Rector Doctor Pricopie, Your Excellency, colleagues, distinguished guests, ladies and gentlemen,
I am very honored to be present here at the school in order to participate in a commemoration of International Anti-Corruption Day. Your words were both very strong and inspiring Rector Doctor Pricopie, words that I’m fully in agreement with.
The United States Embassy and my predecessors as Ambassadors to Romania, representatives of the United States of America have for many, many years strongly supported the Romanian fight against corruption. In recent years the success of the efforts launched to fight corruption, particularly in the area of prosecution, criminal prosecution, has been remarkably successful. And I use that term “remarkably” deliberately because I think due credit should be given to the sometimes brave decision of Romanian leaders to set up strong institutions able to investigate, indict, prosecute and then try those Romanians who have stolen from public resources for private gain. In addition Romania has taken efforts to ensure that its judiciary has the independence necessary, as well as the resources necessary, to be able to adequately try those individuals brought before a Romanian court on charges of corruption. The record of the National Directorate for Anticorruption, the record that Romanian courts had over the past several years has been quite successful, indeed to the extent that Romania is becoming to be recognized internationally and particularly in this region of Europe as the pace setter for its judicial prosecutorial fight against corruption.
I strongly again commend those Romanian leaders who had the courage, wisdom and vision to establish these institutions, and strongly congratulate the very clear statement that the new government, under prime minister Ciolos announced at the beginning of his administration, a statement on corruption and his intent and the intent of the government to continue to wage a fight against corruption and provide resources to wage that fight, a statement I believe could not have been more clear in his intent.
The United States will continue to be a strong voice in support of Romanian efforts to fight corruption. We will continue to support what needs to be done in the full spectrum of the fight against corruption. It is very important to have the judicial independence and the prosecutorial wherewithal to fight corruption, but there is surely more that can be done to immunize the society – as you put it, Rector – from the scourge of corruption; more to be done as your institution is doing already in the area of education.
It’s probably also worthwhile to look at the full scope of judicial assets that may be available to wage an effective fight against corruption. Very recently, the Romanian Parliament approved a law to establish a new agency to coordinate asset seizures and forfeitures. Romania already had statutes on the books, so to speak, to enable the judicial and prosecutorial authorities to seize those assets stolen by private actors from public resources. But the management of those assets has not been as effective and it is our hope that the establishment of this new agency will make it possible so that those who are for example convicted of crimes of corruption are not able to enjoy the fruits of their crime, to emerge from prison and have again access to bank accounts and property that was stolen from the people of Romania.
Another area that I think is worthy of investigation, whether adequate laws are in place to prevent or at a minimum discourage bribery. In the United States, several decades ago we undertook the initiative to put into place a Foreign Corrupt Practices Act.

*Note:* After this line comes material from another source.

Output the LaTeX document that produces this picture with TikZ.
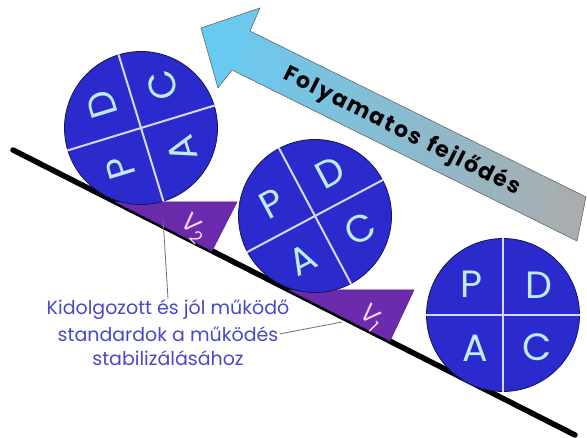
\documentclass[tikz,border=0pt]{standalone}
\usepackage{fontspec}
\setmainfont{Poppins}
\usetikzlibrary{calc}
\definecolor{ballblue}{RGB}{42,42,205}
\definecolor{balledge}{RGB}{20,20,90}
\definecolor{divcol}{RGB}{215,215,255}
\definecolor{lettercol}{RGB}{190,235,255}
\definecolor{wedgecol}{RGB}{108,42,172}
\definecolor{vcol}{RGB}{245,215,250}
\definecolor{txtblue}{RGB}{72,72,200}
\definecolor{ptrgray}{RGB}{110,110,110}
\definecolor{arrblue}{RGB}{100,204,245}
\definecolor{arrmid}{RGB}{135,195,225}
\definecolor{arrgray}{RGB}{172,172,172}
\begin{document}
\begin{tikzpicture}[x=1pt,y=-1pt,
  ball/.style={circle, draw=balledge, line width=0.8pt, fill=ballblue, minimum size=153pt, inner sep=0pt},
  divider/.style={draw=divcol, line width=2pt},
  letter/.style={text=lettercol, font=\fontsize{38}{40}\selectfont, inner sep=0pt},
  wedge/.style={fill=wedgecol, draw=wedgecol!80!black, line width=0.5pt},
  vlabel/.style={text=vcol, font=\fontsize{25}{26}\selectfont, inner sep=0pt},
  ground/.style={line width=5.5pt, line cap=round},
  note/.style={text=txtblue, font=\fontsize{19}{20}\selectfont, inner sep=1pt},
  pointer/.style={draw=ptrgray, line width=0.8pt}]
\useasboundingbox (0,0) rectangle (587,438);

% big arrow
\shade[left color=arrblue, middle color=arrmid, right color=arrgray, draw=black!60, line width=0.6pt]
  (201,28) -- (260,8) -- (250,31) -- (586,197) -- (577,241) -- (232,70) -- (218,88) -- cycle;
\node[rotate=-26.5, font=\fontsize{22}{24}\selectfont\bfseries\addfontfeatures{LetterSpace=8}] (arrtxt) at (402,131) {Folyamatos\hspace{0.4em}fejlődés};

% ground line
\coordinate (gs) at (13,150);
\coordinate (ge) at (575,435);
\draw[ground] (gs) -- (ge);

% wedges
\filldraw[wedge] (115.5,202) -- (237,202) -- (212,251) -- cycle;
\filldraw[wedge] (289,290) -- (414,290) -- (390,341) -- cycle;
\node[vlabel, rotate=-45] (v2) at (194,229) {V\textsubscript{2}};
\node[vlabel, rotate=-45] (v1) at (371,318) {V\textsubscript{1}};

% ball 3 (right)
\node[ball] (c3) at (503,315) {};
\draw[divider] (c3.north) -- (c3.south) (c3.west) -- (c3.east);
\begin{scope}[shift={(c3.center)}]
  \node[letter] (c3p) at (-32,-31) {P};
  \node[letter] (c3d) at (36,-30) {D};
  \node[letter] (c3a) at (-28,33) {A};
  \node[letter] (c3c) at (34,32) {C};
\end{scope}

% ball 2 (middle)
\node[ball, rotate=28] (c2) at (315,216) {};
\draw[divider] (c2.north) -- (c2.south) (c2.west) -- (c2.east);
\begin{scope}[shift={(c2.center)}, rotate=28]
  \node[letter, rotate=28] (c2p) at (-32,-31) {P};
  \node[letter, rotate=28] (c2d) at (34,-31) {D};
  \node[letter, rotate=28] (c2a) at (-32,33) {A};
  \node[letter, rotate=28] (c2c) at (34,33) {C};
\end{scope}

% ball 1 (top left)
\node[ball, rotate=107] (c1) at (141,128) {};
\draw[divider] (c1.north) -- (c1.south) (c1.west) -- (c1.east);
\begin{scope}[shift={(c1.center)}, rotate=107]
  \node[letter, rotate=107] (c1p) at (-32,-31) {P};
  \node[letter, rotate=107] (c1d) at (34,-31) {D};
  \node[letter, rotate=107] (c1a) at (-32,33) {A};
  \node[letter, rotate=107] (c1c) at (34,33) {C};
\end{scope}

% note text
\node[note] (n1) at (168,310) {Kidolgozott és jól működő};
\node[note] (n2) at (168,334) {standardok a működés};
\node[note] (n3) at (168,358) {stabilizálásához};
\coordinate (p2) at (163,218);
\coordinate (p1) at (342,322);
\draw[pointer] (n1.north) -- (p2);
\draw[pointer] (n2.east) -- (p1);
\end{tikzpicture}
\end{document}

The United States Congress passed a law in 1977, so almost 40 years ago, which forbids American companies and companies which are traded on a U.S. stock exchange from paying or promising to pay anything of value to foreign officials, foreign political parties or their officers or candidates for foreign office in exchange for influencing the action of a foreign official in exercising his/her official duty. This law is called the Foreign Corrupt Practices Act.

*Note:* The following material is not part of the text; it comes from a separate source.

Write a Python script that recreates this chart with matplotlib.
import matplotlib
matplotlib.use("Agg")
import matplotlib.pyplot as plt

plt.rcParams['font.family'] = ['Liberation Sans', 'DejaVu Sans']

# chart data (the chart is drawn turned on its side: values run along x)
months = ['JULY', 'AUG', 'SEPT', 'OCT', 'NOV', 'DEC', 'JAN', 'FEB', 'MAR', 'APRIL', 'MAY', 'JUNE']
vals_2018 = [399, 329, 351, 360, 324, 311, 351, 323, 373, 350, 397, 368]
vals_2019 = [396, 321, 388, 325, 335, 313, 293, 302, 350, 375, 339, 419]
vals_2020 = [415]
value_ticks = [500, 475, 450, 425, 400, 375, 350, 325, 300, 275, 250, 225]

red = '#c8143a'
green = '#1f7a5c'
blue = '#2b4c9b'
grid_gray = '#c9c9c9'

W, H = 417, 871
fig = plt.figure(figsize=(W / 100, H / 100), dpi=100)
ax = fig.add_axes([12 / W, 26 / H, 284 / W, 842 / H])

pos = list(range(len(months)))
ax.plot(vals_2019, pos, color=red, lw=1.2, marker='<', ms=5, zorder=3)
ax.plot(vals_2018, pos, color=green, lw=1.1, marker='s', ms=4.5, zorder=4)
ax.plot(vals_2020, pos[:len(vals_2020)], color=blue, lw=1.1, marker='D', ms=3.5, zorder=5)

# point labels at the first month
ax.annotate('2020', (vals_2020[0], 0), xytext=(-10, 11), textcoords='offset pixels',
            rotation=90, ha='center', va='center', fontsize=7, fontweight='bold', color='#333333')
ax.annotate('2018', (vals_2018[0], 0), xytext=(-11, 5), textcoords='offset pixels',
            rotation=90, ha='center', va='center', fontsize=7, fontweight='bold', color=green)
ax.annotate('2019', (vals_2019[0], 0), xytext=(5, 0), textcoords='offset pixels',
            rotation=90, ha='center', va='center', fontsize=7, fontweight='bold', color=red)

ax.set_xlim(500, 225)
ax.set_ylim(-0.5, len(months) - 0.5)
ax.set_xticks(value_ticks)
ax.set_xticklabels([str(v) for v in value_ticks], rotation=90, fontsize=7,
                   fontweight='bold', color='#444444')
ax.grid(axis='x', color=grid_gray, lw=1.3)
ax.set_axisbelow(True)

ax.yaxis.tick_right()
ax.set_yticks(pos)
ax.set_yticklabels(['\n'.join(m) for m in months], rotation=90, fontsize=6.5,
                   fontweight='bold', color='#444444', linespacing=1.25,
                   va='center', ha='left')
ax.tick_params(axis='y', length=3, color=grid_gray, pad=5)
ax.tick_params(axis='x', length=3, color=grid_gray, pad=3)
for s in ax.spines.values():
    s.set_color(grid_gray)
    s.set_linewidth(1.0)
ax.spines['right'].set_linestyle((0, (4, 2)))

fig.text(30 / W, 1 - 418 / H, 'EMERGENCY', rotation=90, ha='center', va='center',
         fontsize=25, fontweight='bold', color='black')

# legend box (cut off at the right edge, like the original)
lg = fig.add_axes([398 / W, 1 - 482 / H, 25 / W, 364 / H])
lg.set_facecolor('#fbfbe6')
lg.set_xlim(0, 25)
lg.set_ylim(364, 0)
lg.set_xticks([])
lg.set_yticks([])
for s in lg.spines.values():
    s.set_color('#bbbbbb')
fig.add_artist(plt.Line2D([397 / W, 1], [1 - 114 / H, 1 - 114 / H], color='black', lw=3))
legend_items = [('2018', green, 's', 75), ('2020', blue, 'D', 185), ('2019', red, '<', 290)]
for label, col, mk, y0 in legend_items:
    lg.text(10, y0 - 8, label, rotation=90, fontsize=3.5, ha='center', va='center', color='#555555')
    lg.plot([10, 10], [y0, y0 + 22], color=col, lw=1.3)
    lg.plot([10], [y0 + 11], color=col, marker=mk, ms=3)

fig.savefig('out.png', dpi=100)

This Act was enacted following an investigation in the middle of the 1970s in which over 400 top U.S. companies were found to have paid millions of dollars in bribes to foreign officials, and secret slush funds were used to contribute to political campaigns in the United States and in political campaigns abroad. After this investigation became public, citizens questioned their faith in the marketplace, their faith in the private sector, their faith in capitalism actually, and in the most basic of democratic institutions: elections. FCPA was passed in order to restore that faith and create a level playing field for all democratic stakeholders. To a large extent, it has worked quite well and I know my colleagues in the American Chamber of Commerce will attest that American companies operating overseas are very, very conscious of their obligations under the Foreign Corrupt Practices Act and being aware of those obligations are quite restrained in any activity that is close to amounting to a bribe of a foreign official. FCPA also created a preventative framework that can serve as a guideline to keeping companies from crossing ethical and legal lines.
The penalties of an FCPA violation are sufficient that American businesses have changed their modus operandi, and the American public now expects American businesses to operate transparently and in full accordance with both American and foreign law.

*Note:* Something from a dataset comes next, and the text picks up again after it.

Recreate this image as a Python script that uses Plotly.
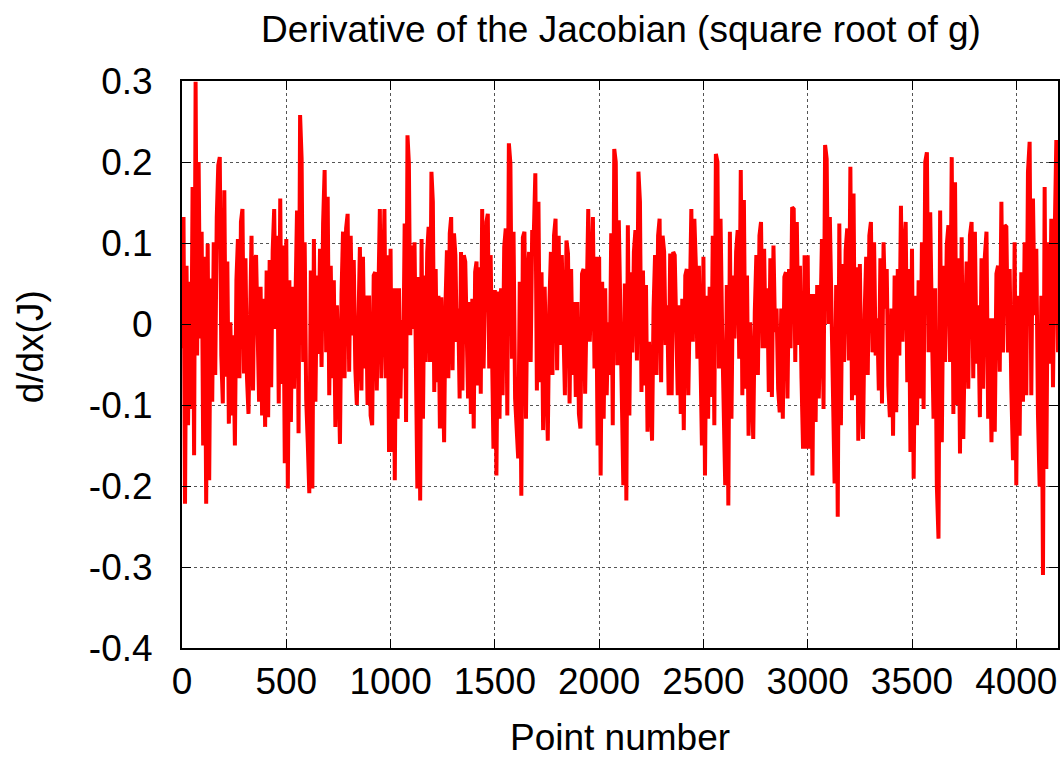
import numpy as np
import plotly.graph_objects as go

# d/dx(J) sampled along the point index, in units of 1e-3, one list per 500-point block
blk_0000 = [-30, 132, -222, 72, -125, 52, -105, 169, -162, 299, -39, 200, -18, 114, -150, 83,
            -222, 99, -193, 56, -96, 101, -63, 132, 196, 206, -39, -98, 165, -65, 77, -123,
            2, -113, -14, -150, 54, 105, -67, 126, 142, -61, 81, -67, -111, 15, 109, -82,
            77, 85, -39, -96, 46, -113, 31, -127, 66, -115, 79, -78, 91, 142, -6, 109,
            -98, 155, -74, 97, -172]
blk_0500 = [105, -203, 54, -121, 46, -80, 5, 140, -135, 258, 204, -47, 101, -94, -146, -209,
            66, -203, 105, -96, 60, -37, 93, -53, 124, 190, -35, 157, -88, 72, -67, 54,
            -127, 23, -51, -148, 37, 114, -67, 118, 136, -59, 109, -14, 79, -55, -100, 19,
            95, -82, 83, -55, 35, -100, 35, -113, -125, 60, 64, -82, 72, 142, -67, 85,
            142, -67, 85, -158]
blk_1000 = [93, -158, 44, -193, 44, -117, 44, -92, 5, -55, 124, -121, 233, 198, -14, 97,
            -6, 101, -133, -203, 58, -218, 105, -117, 60, -47, 89, 120, -47, 188, 151, -84,
            68, -72, 35, -129, 33, -88, -146, 27, 91, -67, 112, 132, -57, 112, 85, -22,
            19, -92, 89, -82, 85, 77, -14, -92, 27, -111, 31, -129, 64, 77, -76, 70,
            -86, 142, -55, 27, 126, 136, -55, 85, -67, -154]
blk_1500 = [42, -187, 40, -117, 44, -88, 95, 118, -113, 223, 198, -43, 114, -92, -129, -166,
            52, -212, 107, 114, -117, 60, 89, -47, 116, 109, 186, -82, 151, -72, 64, -131,
            46, -76, -144, 23, 89, -63, 109, 130, -57, 109, -26, 85, -30, -88, 103, 87,
            -98, 68, -63, 27, -90, 27, -111, -129, 62, 68, -86, 70, 142, -22, 83, 132,
            -55, 83, -150]
blk_2000 = [83, -187, 52, -117, 44, -88, 2, -63, 112, -125, 216, 200, -51, 128, -10, -92,
            -199, 50, -218, 122, -113, 64, -35, 89, 116, -45, 188, 151, -84, 66, -76, 48,
            -133, -22, -72, -144, 19, 85, -63, 109, 130, -72, 109, 89, -26, 23, -88, 87,
            -88, 89, 85, -14, -88, 23, -111, 31, -131, 60, 68, -88, 68, 142, -22, 130,
            72, -43, 72, -63, -150]
blk_2500 = [83, -187, 35, -117, 46, -90, 109, -125, 210, 200, -55, 130, -6, -125, -199, 48,
            -224, 114, -117, 60, -18, 89, 116, -43, 190, -88, 153, -80, 60, -138, 2, -72,
            -142, 15, 85, -63, 109, 126, -30, 93, -30, 44, -84, 81, -90, 97, -10, 19,
            -80, -109, 19, -117, 58, 64, -92, 68, -30, 144, 142, -47, 126, -26, 72, -67,
            -154, 85, -154]
blk_3000 = [85, -154, 37, -187, 37, -121, 48, -92, -2, 105, -105, 221, 204, 0, 132, 2,
            -123, -197, 48, -238, 124, -125, 74, -47, 91, 118, -45, 194, -94, 161, -88, 70,
            -144, 74, -88, -142, 11, 83, -63, 109, 126, -35, 101, -39, 7, -82, 81, -98,
            101, 19, 68, -76, -115, 19, -138, 60, -109, 68, -39, 146, -22, 93, 126, -72,
            68, -158]
blk_3500 = [93, -191, 35, -125, 54, -92, 101, -105, 200, 212, -35, 138, 0, -117, 44, -199,
            -265, 140, -146, 72, -47, 97, 122, -47, 206, -111, 175, -100, 81, -160, 107, -142,
            -2, 77, -80, 109, 126, -67, 114, -49, 23, -115, 81, -80, 83, 114, -117, 7,
            -146, 7, -133, 62, 72, -59, 151, -35, 122, 120, -35, 68, -80, -168, 101]
blk_4000 = [-199, 35, -138, 64, -96, 101, -88, 188, 225, -88, 155, 11, 93, -113, -201, 35,
            -310, 169, -179, 101, -49, 130, -78, 107, 227, -35]

blocks = [
    (0, 500, blk_0000), (500, 1000, blk_0500), (1000, 1500, blk_1000),
    (1500, 2000, blk_1500), (2000, 2500, blk_2000), (2500, 3000, blk_2500),
    (3000, 3500, blk_3000), (3500, 4000, blk_3500), (4000, 4200, blk_4000),
]

xs, ys = [], []
for i, (a, b, vals) in enumerate(blocks):
    last = i == len(blocks) - 1
    xs.append(np.linspace(a, b, len(vals), endpoint=last))
    ys.append(np.array(vals, dtype=float) / 1000.0)
x = np.concatenate(xs)
y = np.concatenate(ys)

x_ticks = [0, 500, 1000, 1500, 2000, 2500, 3000, 3500, 4000]
y_ticks = [0.3, 0.2, 0.1, 0, -0.1, -0.2, -0.3, -0.4]
y_tick_text = ["0.3", "0.2", "0.1", "0", "-0.1", "-0.2", "-0.3", "-0.4"]

font_family = "Liberation Sans, Arial, sans-serif"
font_size = 37

fig = go.Figure()
fig.add_trace(go.Scatter(
    x=x, y=y, mode="lines",
    line=dict(color="#ff0000", width=4),
    showlegend=False, hoverinfo="skip",
))

axis_common = dict(
    showline=True, linecolor="black", linewidth=2, mirror="allticks",
    ticks="inside", ticklen=9, tickwidth=1, tickcolor="black",
    showgrid=True, gridcolor="#555555", gridwidth=1, griddash="dot",
    zeroline=False,
    tickfont=dict(family=font_family, size=font_size, color="black"),
)

fig.update_layout(
    width=1064, height=760,
    margin=dict(l=182, r=4, t=81, b=112, pad=0),
    paper_bgcolor="white", plot_bgcolor="white",
    font=dict(family=font_family, color="black"),
    title=dict(
        text="Derivative of the Jacobian (square root of g)",
        font=dict(family=font_family, size=font_size, color="black"),
        x=621 / 1064, xanchor="center", xref="container",
        y=1 - 29 / 760, yanchor="middle", yref="container",
    ),
    xaxis=dict(range=[0, 4200], tickvals=x_ticks, ticklabelstandoff=0, **axis_common),
    yaxis=dict(range=[-0.4, 0.3], tickvals=y_ticks, ticktext=y_tick_text,
               ticklabelstandoff=20, **axis_common),
    annotations=[
        dict(text="Point number", xref="paper", yref="paper", x=0.5, y=-90 / 567,
             xanchor="center", yanchor="middle", showarrow=False,
             font=dict(family=font_family, size=font_size, color="black")),
        dict(text="d/dx(J)", xref="paper", yref="paper", x=-152 / 878, y=(648 - 347) / 567,
             xanchor="center", yanchor="middle", textangle=-90, showarrow=False,
             font=dict(family=font_family, size=font_size, color="black")),
    ],
)

fig.write_html("out.html")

With that Rector I would like to conclude by again thanking your institution for hosting today’s event, on enabling the conversation today in honor of International Anti-Corruption Day to consider what Romania has accomplished in this fight against corruption, what support it can still draw from its international partners who support Romania so strongly in this fight and what other tools can be designed and brought to the fight to finally fully immunize Romanian society, as you suggested Doctor Rector, from this danger to its democracy.